● **Aim**
Check each line of the records below and collect those that include the word "this".

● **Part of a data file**
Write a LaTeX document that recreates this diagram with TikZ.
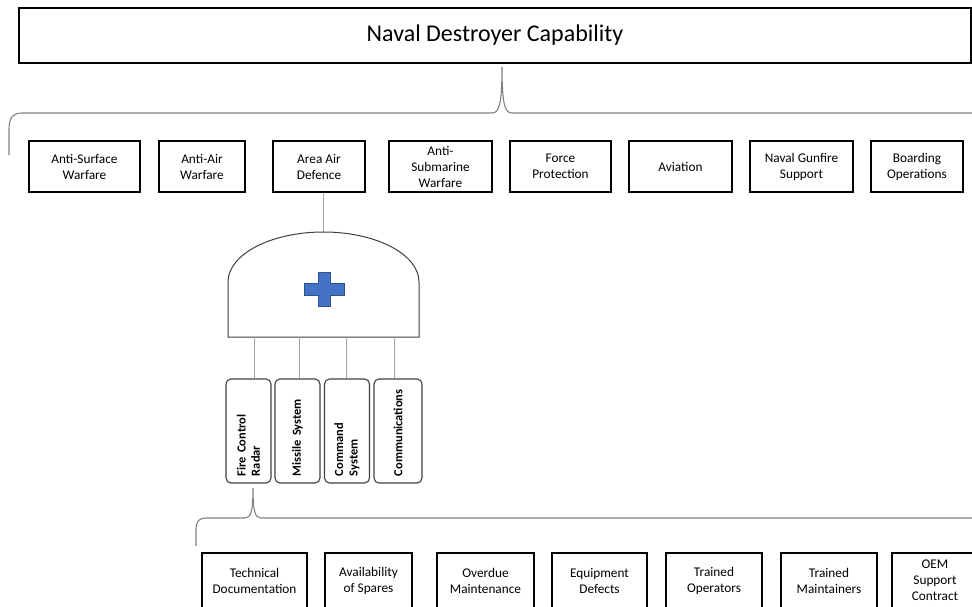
\documentclass[tikz,border=0pt]{standalone}
\usepackage{fontspec}
\setmainfont{Carlito}
\usetikzlibrary{positioning,calc}
\definecolor{kreuzblau}{HTML}{4472C4}
\definecolor{kreuzrand}{HTML}{2F528F}
\definecolor{klammergrau}{HTML}{808080}
\definecolor{liniengrau}{HTML}{A6A6A6}
\definecolor{randgrau}{HTML}{404040}
\begin{document}
\begin{tikzpicture}[x=1pt,y=-1pt,
  fachbox/.style={draw=black,line width=1.3pt,align=center,inner sep=0pt,font=\fontsize{13.3}{16}\selectfont},
  sysbox/.style={draw=randgrau,line width=1.1pt,rounded corners=5pt,rotate=90,text width=90pt,align=left,
                 inner xsep=7pt,inner ysep=0pt,minimum height=45pt,font=\bfseries\fontsize{12.4}{14.3}\selectfont},
  klammer/.style={draw=klammergrau,line width=1.1pt},
  verbinder/.style={draw=liniengrau,line width=1pt}]
\useasboundingbox (0,0) rectangle (972,606);
\clip (0,0) rectangle (972,606);
% oberste Ebene
\node[draw=black,line width=1.3pt,minimum width=952pt,minimum height=55pt,inner sep=0pt,
      font=\fontsize{24}{28}\selectfont] (cap) at (495,35.5) {\raisebox{-2.5pt}{Naval Destroyer Capability}};
\coordinate (spitze1) at (502,67);
\draw[klammer] (9,155) -- (9,130) .. controls (9,117) and (13,113) .. (22,113) -- (492,113)
  .. controls (499,113) and (502,105) .. (spitze1) .. controls (502,105) and (505,113) .. (512,113) -- (975,113);
% Faehigkeiten
\foreach \nm/\cx/\bw/\beschr in {answ/84.5/111/{Anti-Surface\\Warfare},aaw/202/86/{Anti-Air\\Warfare},
    aad/319/92/{Area Air\\Defence},asub/440.5/103/{Anti-\\Submarine\\Warfare},fp/560.5/101/{Force\\Protection},
    avn/680.5/103/{Aviation},ngs/801.5/103/{Naval Gunfire\\Support},bop/917/92/{Boarding\\Operations}}
  \node[fachbox,minimum width=\bw pt,minimum height=51pt] (\nm) at (\cx,166.5) {\beschr};
% Verknuepfung (Kuppel mit Kreuz)
\coordinate (kuppel) at (323.5,232);
\draw[verbinder] (aad.south -| kuppel) -- (kuppel);
\draw[draw=randgrau,line width=1pt,fill=white] (228,337) -- (228,282)
  .. controls (228,254.4) and (270.8,232) .. (kuppel) .. controls (376.2,232) and (419,254.4) .. (419,282)
  -- (419,337) -- cycle;
\draw[draw=kreuzrand,fill=kreuzblau,line width=0.8pt] (318,272) -- (330,272) -- (330,283) -- (344,283) -- (344,295)
  -- (330,295) -- (330,306) -- (318,306) -- (318,295) -- (304,295) -- (304,283) -- (318,283) -- cycle;
% Systeme
\node[sysbox] (frc) at (248.5,431) {Fire Control\\Radar};
\node[sysbox] (msl) at (297.5,431) {Missile System};
\node[sysbox] (cmd) at (347,431) {Command\\System};
\node[sysbox,minimum height=48pt] (com) at (398,431) {Communications};
\foreach \px/\ziel in {254/frc,299/msl,346/cmd,394/com}{
  \coordinate (k\ziel) at (\px,337);
  \draw[verbinder] (k\ziel) -- (k\ziel |- \ziel.east);
}
% Unterstuetzungsfaktoren
\coordinate (spitze2) at (253,488);
\draw[klammer] (196,546) -- (196,530) .. controls (196,521) and (199,518) .. (206,518) -- (245,518)
  .. controls (251,518) and (253,511) .. (spitze2) .. controls (253,511) and (255,518) .. (261,518) -- (975,518);
\foreach \nm/\cx/\bw/\beschr in {tdoc/254.5/105/{Technical\\Documentation},spar/368.5/87/{Availability\\of Spares},
    ovdm/485.5/97/{Overdue\\Maintenance},eqdf/599.5/95/{Equipment\\Defects},trop/714/96/{Trained\\Operators},
    trmt/829/96/{Trained\\Maintainers},oem/935/86/{OEM\\Support\\Contract}}
  \node[fachbox,minimum width=\bw pt,minimum height=55pt] (\nm) at (\cx,580.5) {\beschr};
\end{tikzpicture}
\end{document}
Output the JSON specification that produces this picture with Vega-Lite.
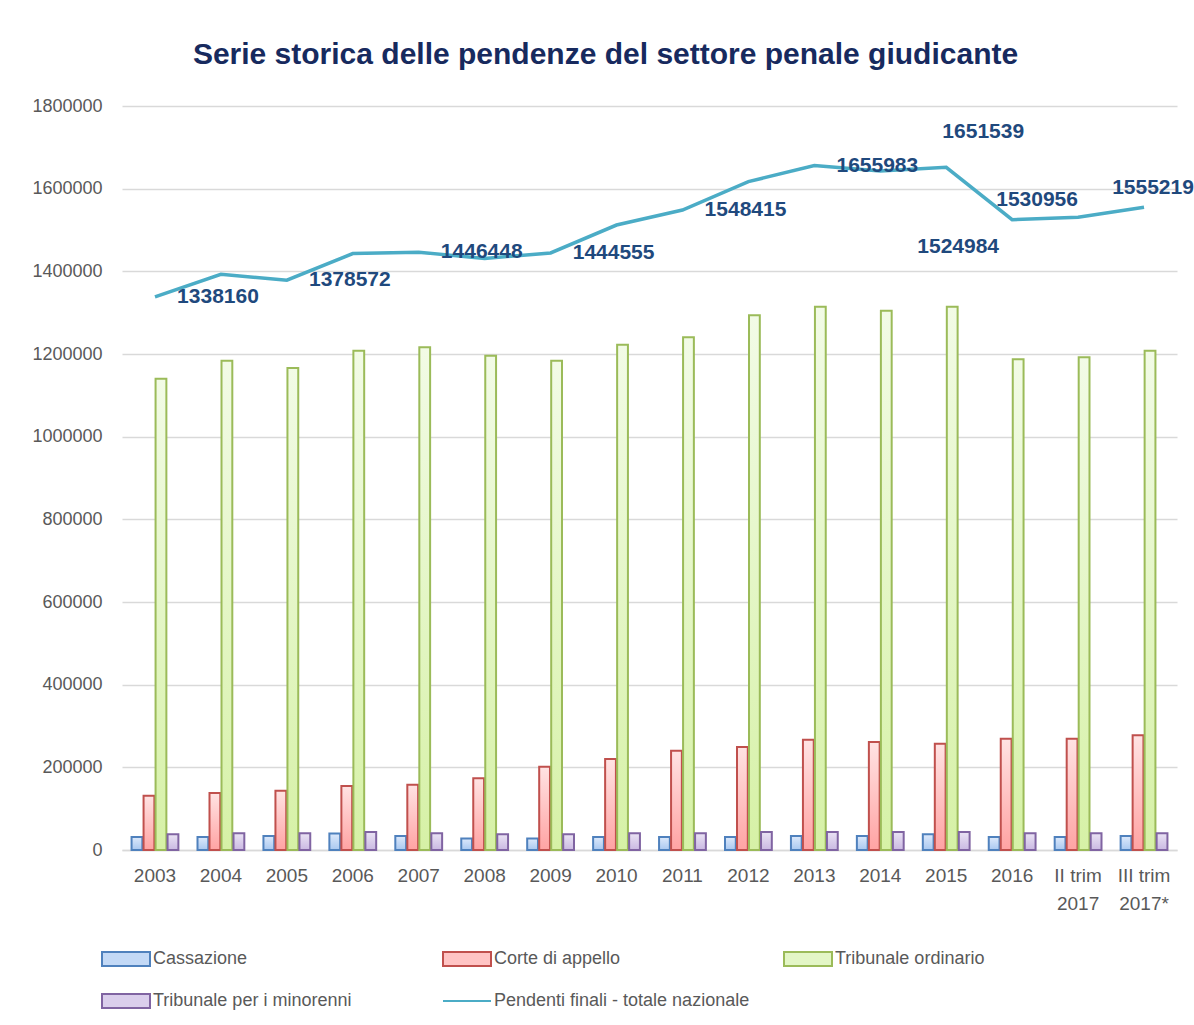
{
  "$schema": "https://vega.github.io/schema/vega-lite/v6.json",
  "width": 1055,
  "height": 744,
  "autosize": {"type": "none"},
  "padding": {"left": 122, "top": 106, "right": 17, "bottom": 175},
  "background": "white",
  "config": {
    "font": "Liberation Sans",
    "view": {"stroke": null},
    "axisX": {"title": null, "labelAngle": 0, "labelFontSize": 19, "labelColor": "#595959", "labelPadding": 16, "ticks": false, "grid": false, "domainColor": "#D9D9D9", "domainWidth": 1.5, "labelLineHeight": 28,
      "labelExpr": "datum.value == 'II trim 2017' ? ['II trim', '2017'] : datum.value == 'III trim 2017*' ? ['III trim', '2017*'] : datum.value"},
    "axisY": {"title": null, "labelFontSize": 18, "labelColor": "#595959", "labelPadding": 20, "ticks": false, "domain": false, "gridColor": "#D9D9D9", "gridWidth": 1.5, "format": "d"},
    "legend": {"orient": "none", "direction": "horizontal", "legendX": -21, "legendY": 828, "columns": 3, "title": null, "labelFontSize": 18, "labelColor": "#595959", "labelLimit": 400, "symbolType": "M-1,-0.29H1V0.29H-1Z", "symbolSize": 2304, "symbolStrokeWidth": 2, "gridAlign": "all", "columnPadding": 30, "rowPadding": 6, "labelOffset": 2, "padding": 0}
  },
  "title": {"text": "Serie storica delle pendenze del settore penale giudicante", "fontSize": 30, "font": "Liberation Sans", "fontWeight": "bold", "color": "#172A5E", "anchor": "middle", "dx": -44, "offset": 27},
  "data": {"values": [
    {"periodo": "2003", "serie": "Cassazione", "valore": 31500},
    {"periodo": "2003", "serie": "Corte di appello", "valore": 131400},
    {"periodo": "2003", "serie": "Tribunale ordinario", "valore": 1140300},
    {"periodo": "2003", "serie": "Tribunale per i minorenni", "valore": 37900},
    {"periodo": "2003", "serie": "Pendenti finali - totale nazionale", "valore": 1338160},
    {"periodo": "2004", "serie": "Cassazione", "valore": 31500},
    {"periodo": "2004", "serie": "Corte di appello", "valore": 137900},
    {"periodo": "2004", "serie": "Tribunale ordinario", "valore": 1183800},
    {"periodo": "2004", "serie": "Tribunale per i minorenni", "valore": 40300},
    {"periodo": "2004", "serie": "Pendenti finali - totale nazionale", "valore": 1393000},
    {"periodo": "2005", "serie": "Cassazione", "valore": 34000},
    {"periodo": "2005", "serie": "Corte di appello", "valore": 143500},
    {"periodo": "2005", "serie": "Tribunale ordinario", "valore": 1166100},
    {"periodo": "2005", "serie": "Tribunale per i minorenni", "valore": 40300},
    {"periodo": "2005", "serie": "Pendenti finali - totale nazionale", "valore": 1378572},
    {"periodo": "2006", "serie": "Cassazione", "valore": 40000},
    {"periodo": "2006", "serie": "Corte di appello", "valore": 154800},
    {"periodo": "2006", "serie": "Tribunale ordinario", "valore": 1208000},
    {"periodo": "2006", "serie": "Tribunale per i minorenni", "valore": 43500},
    {"periodo": "2006", "serie": "Pendenti finali - totale nazionale", "valore": 1443000},
    {"periodo": "2007", "serie": "Cassazione", "valore": 34000},
    {"periodo": "2007", "serie": "Corte di appello", "valore": 158000},
    {"periodo": "2007", "serie": "Tribunale ordinario", "valore": 1216100},
    {"periodo": "2007", "serie": "Tribunale per i minorenni", "valore": 40300},
    {"periodo": "2007", "serie": "Pendenti finali - totale nazionale", "valore": 1446448},
    {"periodo": "2008", "serie": "Cassazione", "valore": 28000},
    {"periodo": "2008", "serie": "Corte di appello", "valore": 173400},
    {"periodo": "2008", "serie": "Tribunale ordinario", "valore": 1195900},
    {"periodo": "2008", "serie": "Tribunale per i minorenni", "valore": 37900},
    {"periodo": "2008", "serie": "Pendenti finali - totale nazionale", "valore": 1431000},
    {"periodo": "2009", "serie": "Cassazione", "valore": 28000},
    {"periodo": "2009", "serie": "Corte di appello", "valore": 201600},
    {"periodo": "2009", "serie": "Tribunale ordinario", "valore": 1183800},
    {"periodo": "2009", "serie": "Tribunale per i minorenni", "valore": 37900},
    {"periodo": "2009", "serie": "Pendenti finali - totale nazionale", "valore": 1444555},
    {"periodo": "2010", "serie": "Cassazione", "valore": 31500},
    {"periodo": "2010", "serie": "Corte di appello", "valore": 220200},
    {"periodo": "2010", "serie": "Tribunale ordinario", "valore": 1222600},
    {"periodo": "2010", "serie": "Tribunale per i minorenni", "valore": 40300},
    {"periodo": "2010", "serie": "Pendenti finali - totale nazionale", "valore": 1512000},
    {"periodo": "2011", "serie": "Cassazione", "valore": 31500},
    {"periodo": "2011", "serie": "Corte di appello", "valore": 240300},
    {"periodo": "2011", "serie": "Tribunale ordinario", "valore": 1240300},
    {"periodo": "2011", "serie": "Tribunale per i minorenni", "valore": 40300},
    {"periodo": "2011", "serie": "Pendenti finali - totale nazionale", "valore": 1548415},
    {"periodo": "2012", "serie": "Cassazione", "valore": 31500},
    {"periodo": "2012", "serie": "Corte di appello", "valore": 249200},
    {"periodo": "2012", "serie": "Tribunale ordinario", "valore": 1293500},
    {"periodo": "2012", "serie": "Tribunale per i minorenni", "valore": 43500},
    {"periodo": "2012", "serie": "Pendenti finali - totale nazionale", "valore": 1617000},
    {"periodo": "2013", "serie": "Cassazione", "valore": 34000},
    {"periodo": "2013", "serie": "Corte di appello", "valore": 266900},
    {"periodo": "2013", "serie": "Tribunale ordinario", "valore": 1314500},
    {"periodo": "2013", "serie": "Tribunale per i minorenni", "valore": 43500},
    {"periodo": "2013", "serie": "Pendenti finali - totale nazionale", "valore": 1655983},
    {"periodo": "2014", "serie": "Cassazione", "valore": 34000},
    {"periodo": "2014", "serie": "Corte di appello", "valore": 261300},
    {"periodo": "2014", "serie": "Tribunale ordinario", "valore": 1304800},
    {"periodo": "2014", "serie": "Tribunale per i minorenni", "valore": 43500},
    {"periodo": "2014", "serie": "Pendenti finali - totale nazionale", "valore": 1643000},
    {"periodo": "2015", "serie": "Cassazione", "valore": 38000},
    {"periodo": "2015", "serie": "Corte di appello", "valore": 257200},
    {"periodo": "2015", "serie": "Tribunale ordinario", "valore": 1314500},
    {"periodo": "2015", "serie": "Tribunale per i minorenni", "valore": 43500},
    {"periodo": "2015", "serie": "Pendenti finali - totale nazionale", "valore": 1651539},
    {"periodo": "2016", "serie": "Cassazione", "valore": 31500},
    {"periodo": "2016", "serie": "Corte di appello", "valore": 269300},
    {"periodo": "2016", "serie": "Tribunale ordinario", "valore": 1187100},
    {"periodo": "2016", "serie": "Tribunale per i minorenni", "valore": 40300},
    {"periodo": "2016", "serie": "Pendenti finali - totale nazionale", "valore": 1524984},
    {"periodo": "II trim 2017", "serie": "Cassazione", "valore": 31500},
    {"periodo": "II trim 2017", "serie": "Corte di appello", "valore": 269300},
    {"periodo": "II trim 2017", "serie": "Tribunale ordinario", "valore": 1191900},
    {"periodo": "II trim 2017", "serie": "Tribunale per i minorenni", "valore": 40300},
    {"periodo": "II trim 2017", "serie": "Pendenti finali - totale nazionale", "valore": 1530956},
    {"periodo": "III trim 2017*", "serie": "Cassazione", "valore": 34000},
    {"periodo": "III trim 2017*", "serie": "Corte di appello", "valore": 277500},
    {"periodo": "III trim 2017*", "serie": "Tribunale ordinario", "valore": 1208000},
    {"periodo": "III trim 2017*", "serie": "Tribunale per i minorenni", "valore": 40300},
    {"periodo": "III trim 2017*", "serie": "Pendenti finali - totale nazionale", "valore": 1555219}
  ]},
  "layer": [
    {
      "transform": [{"filter": "datum.serie != 'Pendenti finali - totale nazionale'"}],
      "mark": {"type": "bar", "strokeWidth": 2},
      "encoding": {
        "x": {"field": "periodo", "type": "nominal", "scale": {"domain": ["2003","2004","2005","2006","2007","2008","2009","2010","2011","2012","2013","2014","2015","2016","II trim 2017","III trim 2017*"], "paddingInner": 0.29, "paddingOuter": 0.145}},
        "xOffset": {"field": "serie", "type": "nominal", "scale": {"domain": ["Cassazione", "Corte di appello", "Tribunale ordinario", "Tribunale per i minorenni"], "paddingInner": 0.1}},
        "y": {"field": "valore", "type": "quantitative", "scale": {"domain": [0, 1800000]}, "axis": {"values": [0, 200000, 400000, 600000, 800000, 1000000, 1200000, 1400000, 1600000, 1800000], "format": "d"}},
        "fill": {
          "field": "serie", "type": "nominal",
          "scale": {"domain": ["Cassazione", "Corte di appello", "Tribunale ordinario", "Tribunale per i minorenni", "Pendenti finali - totale nazionale"], "range": ["#C3D9F6", "#FFC4C4", "#E3F6C6", "#DACEEC", "transparent"]},
          "legend": {"encode": {"symbols": {"update": {"shape": {"signal": "datum.value === 'Pendenti finali - totale nazionale' ? 'M-1,0H1' : 'M-1,-0.29H1V0.29H-1Z'"}}}}},
          "condition": [
            {"test": "datum.serie == 'Cassazione'", "value": {"gradient": "linear", "x1": 0, "y1": 0, "x2": 0, "y2": 1, "stops": [{"offset": 0, "color": "#DDE9FB"}, {"offset": 1, "color": "#A9C8F0"}]}},
            {"test": "datum.serie == 'Corte di appello'", "value": {"gradient": "linear", "x1": 0, "y1": 0, "x2": 0, "y2": 1, "stops": [{"offset": 0, "color": "#FFE3E3"}, {"offset": 1, "color": "#FFA3A3"}]}},
            {"test": "datum.serie == 'Tribunale ordinario'", "value": {"gradient": "linear", "x1": 0, "y1": 0, "x2": 0, "y2": 1, "stops": [{"offset": 0, "color": "#F2FBE6"}, {"offset": 1, "color": "#D6F1A6"}]}},
            {"test": "datum.serie == 'Tribunale per i minorenni'", "value": {"gradient": "linear", "x1": 0, "y1": 0, "x2": 0, "y2": 1, "stops": [{"offset": 0, "color": "#EAE3F4"}, {"offset": 1, "color": "#CAB9E2"}]}}
          ]
        },
        "stroke": {
          "field": "serie", "type": "nominal",
          "scale": {"domain": ["Cassazione", "Corte di appello", "Tribunale ordinario", "Tribunale per i minorenni", "Pendenti finali - totale nazionale"], "range": ["#4F81BD", "#C0504D", "#9BBB59", "#8064A2", "#4BACC6"]},
          "legend": {"encode": {"symbols": {"update": {"shape": {"signal": "datum.value === 'Pendenti finali - totale nazionale' ? 'M-1,0H1' : 'M-1,-0.29H1V0.29H-1Z'"}}}}}
        }
      }
    },
    {
      "transform": [{"filter": "datum.serie == 'Pendenti finali - totale nazionale'"}],
      "mark": {"type": "line", "strokeWidth": 3.5},
      "encoding": {
        "x": {"field": "periodo", "type": "nominal"},
        "y": {"field": "valore", "type": "quantitative"},
        "stroke": {"field": "serie", "type": "nominal"}
      }
    },
    {
      "transform": [{"filter": "datum.serie == 'Pendenti finali - totale nazionale' && indexof(['2003','2005','2007','2009','2011','2013'], datum.periodo) >= 0"}],
      "mark": {"type": "text", "fontSize": 21, "fontWeight": "bold", "color": "#1F497D", "align": "center", "baseline": "middle", "dx": 63, "dy": 0},
      "encoding": {
        "x": {"field": "periodo", "type": "nominal"},
        "y": {"field": "valore", "type": "quantitative"},
        "text": {"field": "valore", "type": "quantitative", "format": "d"}
      }
    },
    {
      "transform": [{"filter": "datum.serie == 'Pendenti finali - totale nazionale' && datum.periodo == '2015'"}],
      "mark": {"type": "text", "fontSize": 21, "fontWeight": "bold", "color": "#1F497D", "align": "center", "baseline": "middle", "dx": 37, "dy": -35},
      "encoding": {
        "x": {"field": "periodo", "type": "nominal"},
        "y": {"field": "valore", "type": "quantitative"},
        "text": {"field": "valore", "type": "quantitative", "format": "d"}
      }
    },
    {
      "transform": [{"filter": "datum.serie == 'Pendenti finali - totale nazionale' && datum.periodo == '2016'"}],
      "mark": {"type": "text", "fontSize": 21, "fontWeight": "bold", "color": "#1F497D", "align": "center", "baseline": "middle", "dx": -54, "dy": 27},
      "encoding": {
        "x": {"field": "periodo", "type": "nominal"},
        "y": {"field": "valore", "type": "quantitative"},
        "text": {"field": "valore", "type": "quantitative", "format": "d"}
      }
    },
    {
      "transform": [{"filter": "datum.serie == 'Pendenti finali - totale nazionale' && datum.periodo == 'II trim 2017'"}],
      "mark": {"type": "text", "fontSize": 21, "fontWeight": "bold", "color": "#1F497D", "align": "center", "baseline": "middle", "dx": -41, "dy": -17},
      "encoding": {
        "x": {"field": "periodo", "type": "nominal"},
        "y": {"field": "valore", "type": "quantitative"},
        "text": {"field": "valore", "type": "quantitative", "format": "d"}
      }
    },
    {
      "transform": [{"filter": "datum.serie == 'Pendenti finali - totale nazionale' && datum.periodo == 'III trim 2017*'"}],
      "mark": {"type": "text", "fontSize": 21, "fontWeight": "bold", "color": "#1F497D", "align": "center", "baseline": "middle", "dx": 9, "dy": -19},
      "encoding": {
        "x": {"field": "periodo", "type": "nominal"},
        "y": {"field": "valore", "type": "quantitative"},
        "text": {"field": "valore", "type": "quantitative", "format": "d"}
      }
    }
  ]
}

● **Expected output**
Write a LaTeX document that recreates this diagram with TikZ.
Output the JSON specification that produces this picture with Vega-Lite.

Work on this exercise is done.